Need for grasping aids - tweezers, etc.
Sharps that can result in cuts/accidents - assembly or tooling
Weight - too heavy or too light!
Fragility - areas on the assembly prone to damage easily
Tangling - when your parts literally get all tied up! 🤓
Flexibility - especially awkwardly flexible
Sticky/Slippery - areas that can get you into sticky situations 🤓
Obstructed Access - avoid frustratingly hard to reach places
Restricted Vision - avoid hard to see places
Deep Insertion - if obstructed access/restricted vision weren't bad enough on their own
Design Rotation - How many times must you re-orient your assembly to add parts?
Springs or parts that require one hand occupation - requiring 2 hands is a fail; requiring 3 hands is unfortunately all too common in mfg... 🤷‍♂️

All of the above can add labor time, and furthermore can be a source of ergonomic injury over time. You can utilize the B&D lookup tables to quantify touch time based on various criteria to get an early estimate for new design concepts.

That said, advancements in technology and rapid prototyping have really made it easy to get actual touch times very early in the design process. Turnaround times for 3D prints are just days, with printers now capable of producing plastic and metal parts at various sizes. Who needs a stop watch when we all have an iPhone? No excuses, you can even take a video of the build process to capture touch time and more! Hence, we recommend to just capture real touch time early, because its more accurate and because we can!

Designing Assemblies for Assembly

Now we take a step back and look at our overall assembly and how it all comes together. How many directions are parts assembled from, and how snug do they fit? Here are some key considerations when thinking about assemblies:

Design for Top Down Assembly

Ideally, you want to minimize the number of directions that parts are assembled from. Which direction is best? Answer: Top down, because you can leverage gravity to hold parts together! Ever struggle with that furniture assembly where that loose nail or screw is inserted sideways, only to fall to the ground as you attempt to install? The more you can drop in from the top, the better and easier to build. Example - Legos!

Design Self Locating

When parts drop in, how well do they self locate to the part beneath? Are there features in the parts below that fixture the parts above (or can you design these)?

💡

🚩DFM Red Flag = "This design is great, but will require a lot of fixtures to build..."

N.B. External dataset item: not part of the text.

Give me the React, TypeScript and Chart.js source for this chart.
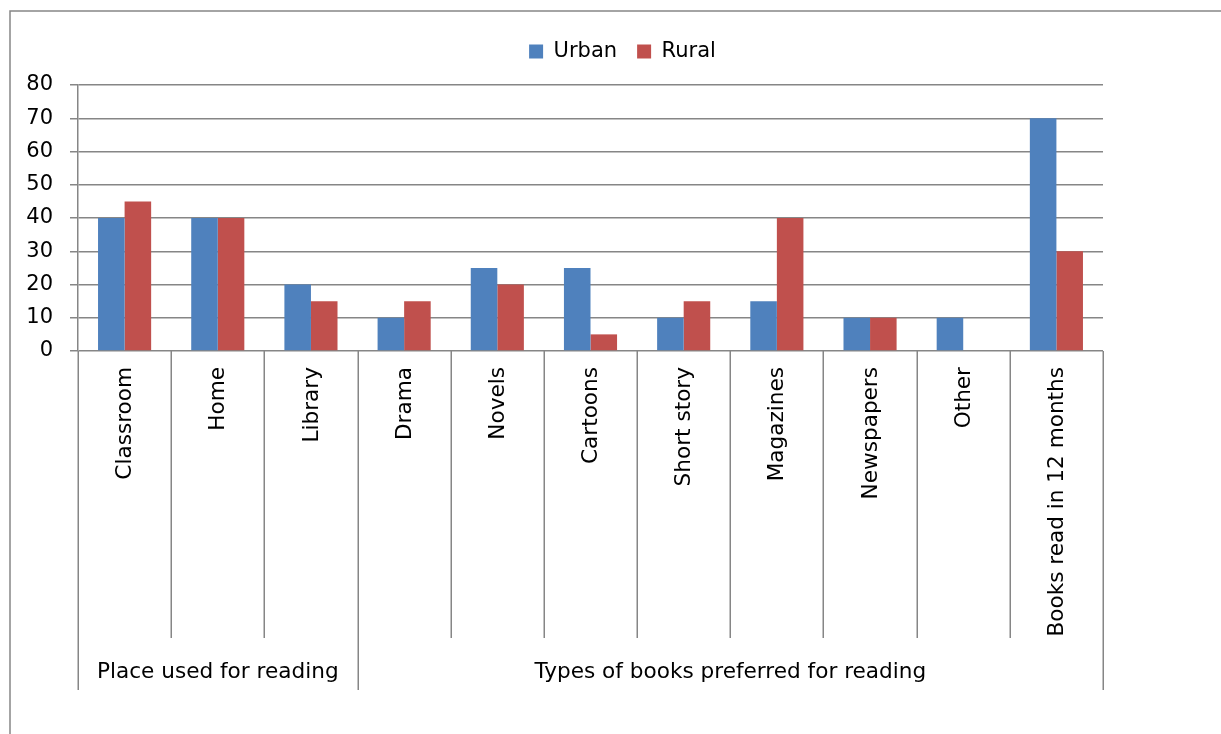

If you ever hear the above words, "This design is great, but will require a lot of fixtures to build...," please note that the above design is probably NOT great, and this is a teachable moment. If we get creative, most fixturing can be designed into the parts.

Next, is it possible to orient or align parts incorrectly? If so, can we add features to make the part symmetric, so that alignment does not matter? If not, consider exaggerating the asymmetry so that any incorrect assembly is obvious or impossible.

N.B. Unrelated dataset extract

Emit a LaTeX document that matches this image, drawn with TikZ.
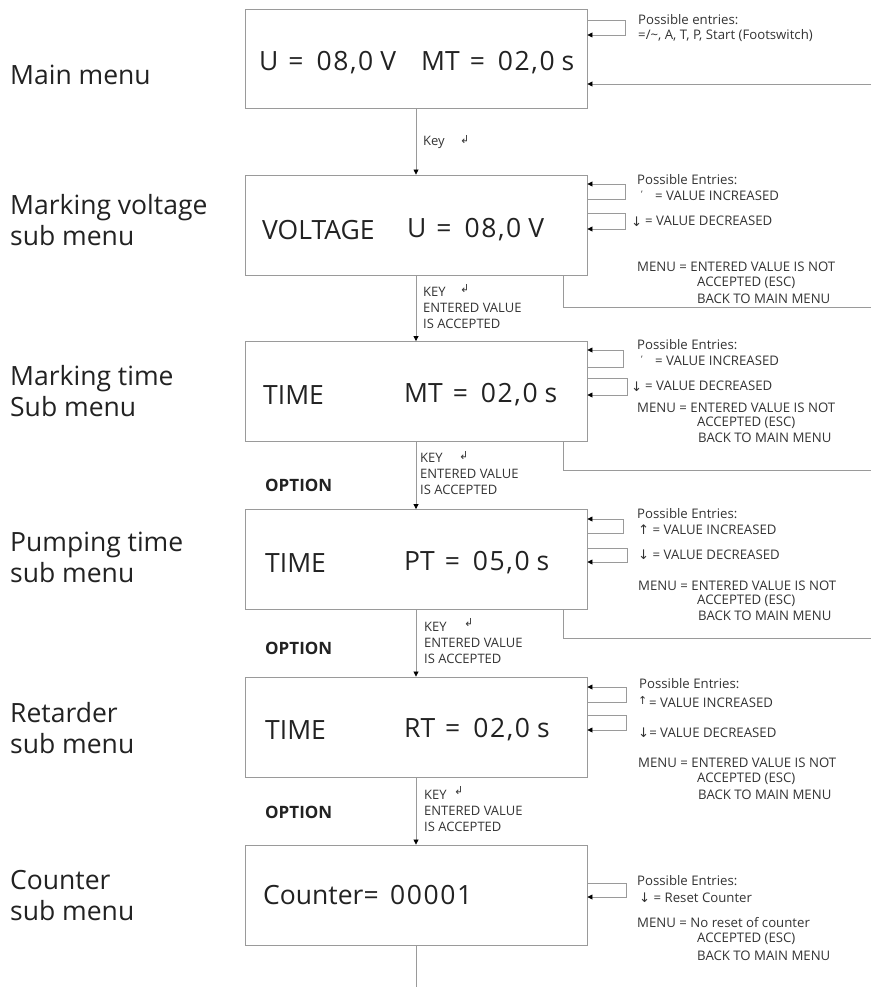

What makes for a good touch time?

As mentioned, touch time is the primary metric in design for assembly. So what makes for a good touch time? Well, that depends.

Firstly, its all relative! When you're in innovation mode, you will ideally have more than one concept. Moreover, one should constantly be iterating and always trying to beat the current concept in touch time. This is a never ending challenge to design the product better and faster to assemble than before. This is the infinite game of DFM.

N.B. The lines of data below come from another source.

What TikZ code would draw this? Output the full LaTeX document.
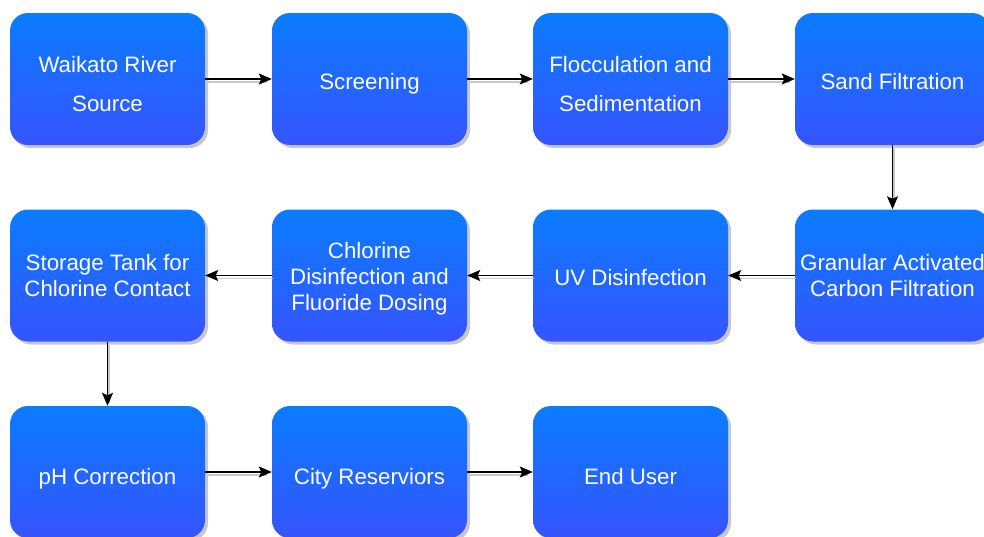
\documentclass[tikz,border=0pt]{standalone}
\usepackage{fontspec}
\setmainfont{Liberation Sans}
\usetikzlibrary{arrows.meta,shadows}
\definecolor{boxtop}{HTML}{0A7CFF}
\definecolor{boxbot}{HTML}{3654FF}
\definecolor{shade}{HTML}{C8C8C8}
\tikzset{
  box/.style={rounded corners=18pt, minimum width=195pt, minimum height=132pt,
    inner sep=2pt, align=center, text=white, top color=boxtop, bottom color=boxbot,
    font=\fontsize{22.3}{26}\selectfont,
    drop shadow={shadow xshift=3pt, shadow yshift=-3pt, fill=black, opacity=0.22}},
  single/.style={text height=21pt, text depth=1pt},
  lastrow/.style={text height=26pt, text depth=1pt},
  wide/.style={font=\fontsize{22.3}{39}\selectfont},
  flow/.style={line width=1.4pt, -{Stealth[length=13pt,width=11pt,inset=2.5pt]},
    preaction={draw=shade, line width=1.3pt, -, shorten >=6pt, transform canvas={shift={(1.5pt,-3pt)}}}}
}
\begin{document}
\begin{tikzpicture}[x=1pt,y=1pt]
\useasboundingbox (0,0) rectangle (984,-536);
\node[box,wide] (n1) at (107.5,-79) {\rule{0pt}{26.5pt}Waikato River\\Source};
\node[box,single] (n2) at (369.5,-79) {Screening};
\node[box,wide] (n3) at (630.5,-79) {\rule{0pt}{26.5pt}Flocculation and\\Sedimentation};
\node[box,single] (n4) at (892.5,-79) {Sand Filtration};
\node[box] (n5) at (892.5,-275.5) {Granular Activated\\Carbon Filtration};
\node[box,single] (n6) at (630.5,-275.5) {UV Disinfection};
\node[box] (n7) at (369.5,-275.5) {\rule{0pt}{22.5pt}Chlorine\\Disinfection and\\Fluoride Dosing};
\node[box] (n8) at (107.5,-275.5) {Storage Tank for\\Chlorine Contact};
\node[box,lastrow] (n9) at (107.5,-472) {pH Correction};
\node[box,lastrow] (n10) at (369.5,-472) {City Reserviors};
\node[box,lastrow] (n11) at (630.5,-472) {End User};
\draw[flow] (n1) -- (n2);
\draw[flow] (n2) -- (n3);
\draw[flow] (n3) -- (n4);
\draw[flow] (n4) -- (n5);
\draw[flow] (n5) -- (n6);
\draw[flow] (n6) -- (n7);
\draw[flow] (n7) -- (n8);
\draw[flow] (n8) -- (n9);
\draw[flow] (n9) -- (n10);
\draw[flow] (n10) -- (n11);
\end{tikzpicture}
\end{document}
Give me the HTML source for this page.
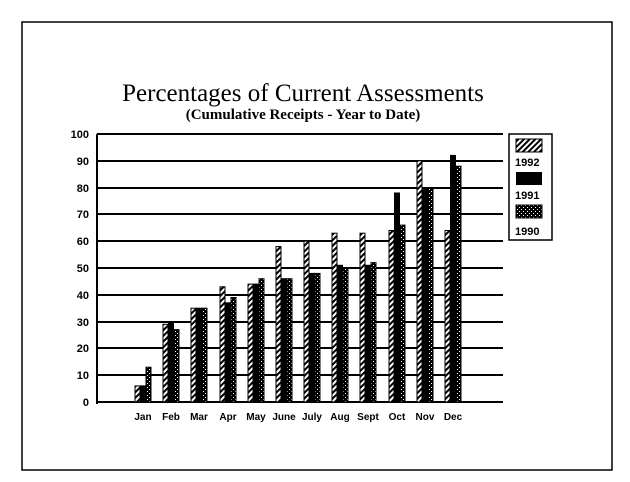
<!DOCTYPE html><html><head><style>body{margin:0;background:#fff}</style></head><body>
<svg width="630" height="477" xmlns="http://www.w3.org/2000/svg" font-family="Liberation Sans, sans-serif">
<defs>
<pattern id="h" width="4" height="4" patternUnits="userSpaceOnUse" patternTransform="rotate(45)"><rect width="4" height="4" fill="#fff"/><rect width="2" height="4" fill="#000"/></pattern>
<pattern id="d" width="4" height="4" patternUnits="userSpaceOnUse"><rect width="4" height="4" fill="#000"/><rect x="1" y="1" width="1" height="1" fill="#fff"/><rect x="3" y="3" width="1" height="1" fill="#fff"/></pattern>
</defs>
<rect x="22" y="22" width="590" height="448" fill="none" stroke="#000" stroke-width="1.5"/>
<text x="303" y="101" text-anchor="middle" font-family="Liberation Serif, serif" font-size="25">Percentages of Current Assessments</text>
<text x="303" y="119" text-anchor="middle" font-family="Liberation Serif, serif" font-size="15" font-weight="bold">(Cumulative Receipts - Year to Date)</text>
<g stroke="#000" stroke-width="2">
<line x1="97" y1="134" x2="503" y2="134"/><line x1="97" y1="161" x2="503" y2="161"/><line x1="97" y1="188" x2="503" y2="188"/><line x1="97" y1="214" x2="503" y2="214"/><line x1="97" y1="241" x2="503" y2="241"/><line x1="97" y1="268" x2="503" y2="268"/><line x1="97" y1="295" x2="503" y2="295"/><line x1="97" y1="322" x2="503" y2="322"/><line x1="97" y1="348" x2="503" y2="348"/><line x1="97" y1="375" x2="503" y2="375"/><line x1="97" y1="402" x2="503" y2="402"/>
<line x1="97" y1="134" x2="97" y2="404"/>
</g>
<g font-size="11" font-weight="bold" text-anchor="end">
<text x="89" y="138">100</text><text x="89" y="165">90</text><text x="89" y="192">80</text><text x="89" y="218">70</text><text x="89" y="245">60</text><text x="89" y="272">50</text><text x="89" y="299">40</text><text x="89" y="326">30</text><text x="89" y="352">20</text><text x="89" y="379">10</text><text x="89" y="406">0</text>
</g>
<g stroke="#000" stroke-width="1">
<rect x="135" y="385.9" width="5" height="16.1" fill="url(#h)"/><rect x="140.5" y="385.9" width="5" height="16.1" fill="#000"/><rect x="146" y="367.2" width="5" height="34.8" fill="url(#d)"/>
<rect x="163" y="324.3" width="5" height="77.7" fill="url(#h)"/><rect x="168.5" y="321.6" width="5" height="80.4" fill="#000"/><rect x="174" y="329.6" width="5" height="72.4" fill="url(#d)"/>
<rect x="191" y="308.2" width="5" height="93.8" fill="url(#h)"/><rect x="196.5" y="308.2" width="5" height="93.8" fill="#000"/><rect x="202" y="308.2" width="5" height="93.8" fill="url(#d)"/>
<rect x="220" y="286.8" width="5" height="115.2" fill="url(#h)"/><rect x="225.5" y="302.8" width="5" height="99.2" fill="#000"/><rect x="231" y="297.5" width="5" height="104.5" fill="url(#d)"/>
<rect x="248" y="284.1" width="5" height="117.9" fill="url(#h)"/><rect x="253.5" y="284.1" width="5" height="117.9" fill="#000"/><rect x="259" y="278.7" width="5" height="123.3" fill="url(#d)"/>
<rect x="276" y="246.6" width="5" height="155.4" fill="url(#h)"/><rect x="281.5" y="278.7" width="5" height="123.3" fill="#000"/><rect x="287" y="278.7" width="5" height="123.3" fill="url(#d)"/>
<rect x="304" y="241.2" width="5" height="160.8" fill="url(#h)"/><rect x="309.5" y="273.4" width="5" height="128.6" fill="#000"/><rect x="315" y="273.4" width="5" height="128.6" fill="url(#d)"/>
<rect x="332" y="233.2" width="5" height="168.8" fill="url(#h)"/><rect x="337.5" y="265.3" width="5" height="136.7" fill="#000"/><rect x="343" y="268" width="5" height="134" fill="url(#d)"/>
<rect x="360" y="233.2" width="5" height="168.8" fill="url(#h)"/><rect x="365.5" y="265.3" width="5" height="136.7" fill="#000"/><rect x="371" y="262.6" width="5" height="139.4" fill="url(#d)"/>
<rect x="389" y="230.5" width="5" height="171.5" fill="url(#h)"/><rect x="394.5" y="193" width="5" height="209" fill="#000"/><rect x="400" y="225.1" width="5" height="176.9" fill="url(#d)"/>
<rect x="417" y="160.8" width="5" height="241.2" fill="url(#h)"/><rect x="422.5" y="187.6" width="5" height="214.4" fill="#000"/><rect x="428" y="187.6" width="5" height="214.4" fill="url(#d)"/>
<rect x="445" y="230.5" width="5" height="171.5" fill="url(#h)"/><rect x="450.5" y="155.4" width="5" height="246.6" fill="#000"/><rect x="456" y="166.2" width="5" height="235.8" fill="url(#d)"/>
</g>
<g font-size="10" font-weight="bold" text-anchor="middle">
<text x="143" y="420">Jan</text><text x="171" y="420">Feb</text><text x="199" y="420">Mar</text><text x="228" y="420">Apr</text><text x="256" y="420">May</text><text x="284" y="420">June</text><text x="312" y="420">July</text><text x="340" y="420">Aug</text><text x="368" y="420">Sept</text><text x="397" y="420">Oct</text><text x="425" y="420">Nov</text><text x="453" y="420">Dec</text>
</g>
<rect x="509" y="134" width="43" height="106" fill="#fff" stroke="#000" stroke-width="1.5"/>
<rect x="516" y="139" width="26" height="13" fill="url(#h)" stroke="#000"/>
<rect x="516" y="172" width="26" height="13" fill="#000"/>
<rect x="516" y="205" width="26" height="13" fill="url(#d)" stroke="#000"/>
<g font-size="11" font-weight="bold"><text x="515" y="166">1992</text><text x="515" y="199">1991</text><text x="515" y="235">1990</text></g>
</svg></body></html>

Next, the other ultimate metric that one must keep in mind is overall cost. The unfortunate truth is that manufacturing is a business. If a product costs more to manufacture than what a market is willing to pay, your engineering masterpiece will unfortunately be short lived. Hence, labor cost factors into the overall equation of your cost of goods sold, and you can use DFM principles to help you reach a target cost.

Design for Assembly, In Depth

The above writings are just the tip of the iceberg for Design for Assembly. This subject matter expertise goes deep! As you continue down the rabbit hole in your DFM journey, below are some further assembly topics to explore and experiment with yourself:

Design for Fastening (screws, snaps, vs interlocks, and more)
Design for Mfg Processes (e.g. laser welding, insert molding, etc.)
Design for Automation

Final Cultural Notes

Design for assembly, as with many aspects of DFM, is a continuous journey of iteration and improvement. There's no such thing as a perfect design, instead only optimizations, decisions & tradeoffs, and endless creativity. This game should not be played alone!

Moreover, one group of people that should not be overlooked in this process is your operators. One sacred DFM commandment:

Thou shall always and without fail capture operator feedback with every pilot build!

This does not have to be complicated! Gather everyone together for a 15 minute standup. Next, grab the nearest sheet of white paper and ask "what sucked about this build?" Humbly solicit for where your designs missed the mark. This is how we get better. Also, ask what went well. Capture ideas for how the design might change to better suit assembly needs. These types of activities are not only great for your design, but also great for building team morale! Creating a DFM masterpiece is better done together.